Sunday, October 30, 2005


A History Lesson

Via TaxProf, I found the article, Estate Taxation Is Integral to Income Taxation, by Richard J. Joseph a senior lecturer at the University of Texas at Austin. The article notes several historical points of which I was unaware. These points shed light on numerous issues in the current debate over the structure of the entire US tax system, not merely the debate over the attempt to repeal the estate tax.
  • "Until enactment of the modern income tax, the principal source of federal revenues had been customs duties." Like a sales tax or a value added tax, tariffs are essentially regressive and fall disproportionately on the working poor.

  • On the other hand, at the time, "[s]tate governments derived their revenues primarily from taxes on tangible property.

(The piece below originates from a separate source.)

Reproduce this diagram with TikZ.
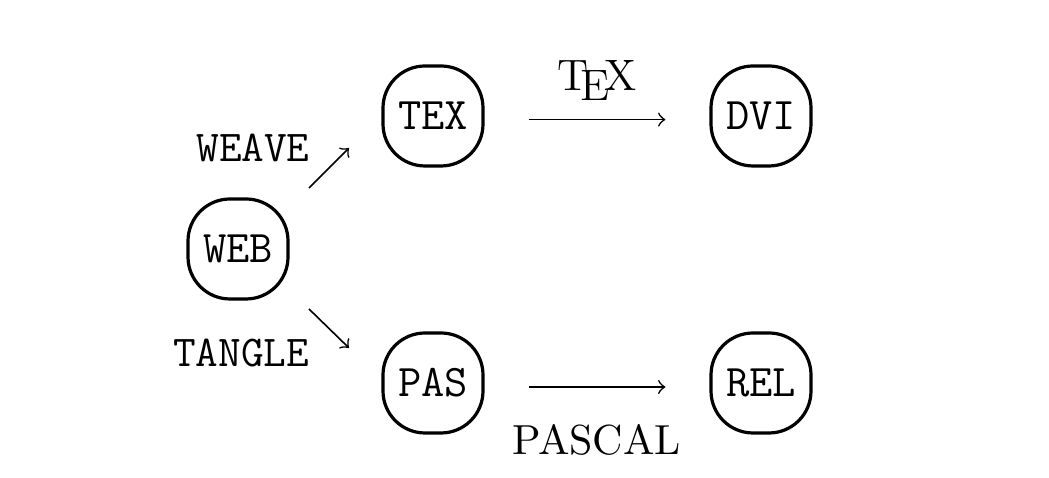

Because the wealthy increasingly shifted their investments from real estate to stocks, bonds, and other intangibles, many managed to escape state levies." Combine the first point (regressive sales taxes) with the second point (regressive property taxes) and you have a fairly accurate description of our current state and local tax system. (Yes, there are state and local income taxes, but they constitute a small portion of the total revenue stream for states and localities.)

  • The income tax was intended to move the federal government to a progressive revenue source and away from reliance on tariffs which are, by nature, regressive.

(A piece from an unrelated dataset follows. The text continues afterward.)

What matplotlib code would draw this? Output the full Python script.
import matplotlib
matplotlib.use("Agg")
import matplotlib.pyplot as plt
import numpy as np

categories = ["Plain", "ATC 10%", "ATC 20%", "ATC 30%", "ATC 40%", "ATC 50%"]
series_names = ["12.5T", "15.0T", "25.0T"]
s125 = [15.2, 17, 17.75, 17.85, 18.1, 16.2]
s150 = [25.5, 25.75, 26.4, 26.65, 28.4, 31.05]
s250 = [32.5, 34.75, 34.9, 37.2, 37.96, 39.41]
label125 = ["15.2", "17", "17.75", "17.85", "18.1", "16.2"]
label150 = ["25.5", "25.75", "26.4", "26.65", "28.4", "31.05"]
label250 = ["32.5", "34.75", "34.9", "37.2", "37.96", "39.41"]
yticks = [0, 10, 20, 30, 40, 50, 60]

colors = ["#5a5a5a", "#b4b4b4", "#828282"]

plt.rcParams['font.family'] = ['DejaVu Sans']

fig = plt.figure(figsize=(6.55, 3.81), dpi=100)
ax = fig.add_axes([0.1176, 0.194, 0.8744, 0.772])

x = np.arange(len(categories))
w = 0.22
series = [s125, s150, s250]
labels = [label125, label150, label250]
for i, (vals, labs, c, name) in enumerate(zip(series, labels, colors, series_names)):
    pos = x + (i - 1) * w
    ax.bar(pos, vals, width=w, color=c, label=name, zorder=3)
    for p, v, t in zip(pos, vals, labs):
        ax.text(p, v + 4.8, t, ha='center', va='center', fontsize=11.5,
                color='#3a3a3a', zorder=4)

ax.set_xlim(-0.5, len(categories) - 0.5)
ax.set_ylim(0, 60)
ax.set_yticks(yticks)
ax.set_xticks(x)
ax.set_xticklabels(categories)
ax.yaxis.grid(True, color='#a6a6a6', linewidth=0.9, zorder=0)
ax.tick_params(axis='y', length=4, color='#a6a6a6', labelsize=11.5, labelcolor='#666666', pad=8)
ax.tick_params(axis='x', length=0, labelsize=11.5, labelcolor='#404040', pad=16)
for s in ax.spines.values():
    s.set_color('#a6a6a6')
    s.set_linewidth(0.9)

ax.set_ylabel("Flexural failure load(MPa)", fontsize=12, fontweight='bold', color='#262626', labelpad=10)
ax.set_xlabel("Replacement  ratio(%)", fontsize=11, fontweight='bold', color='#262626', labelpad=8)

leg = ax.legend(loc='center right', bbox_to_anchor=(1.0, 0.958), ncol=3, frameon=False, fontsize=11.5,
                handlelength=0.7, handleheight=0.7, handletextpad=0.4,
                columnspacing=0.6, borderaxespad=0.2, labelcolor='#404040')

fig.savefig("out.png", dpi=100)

  • "The income tax, however, still left major gaps in the system. The tax reached only accretions to wealth, not the mass of wealth itself. Further, it exempted those accretions resulting from gift and inheritance."

  • "Cordell Hull, chief architect of the 1913 income tax. . . . suggested that the income tax is deficient because it reaches only 'earned income,' that is, wages, salaries, and profits." Hull's remedy was the estate tax "because it is capable of reaching 'unearned income,' principally in the form of inheritances." (I had not known that Hull had played such an important role in the tax arena, knowing him only (Only?!) as Franklin Roosevelt's Secretary of State, his efforts to create the United Nations, and his participation in the Breton Woods trade conference.)
I suspect that we have reached a point where major changes in the US tax system are inevitable. In weighing the merits of any changes, it is important to know both the economic and historic context of the tax system. No part of the federal tax system, be it the personal income tax, the corporate income tax, FICA/SECA, or estate and gift taxes, stands in isolation from any other part. Moreover, the federal tax system has to take account of the inherently regressive nature of the state and local tax structure which, for a variety of reasons, is resistant to reform.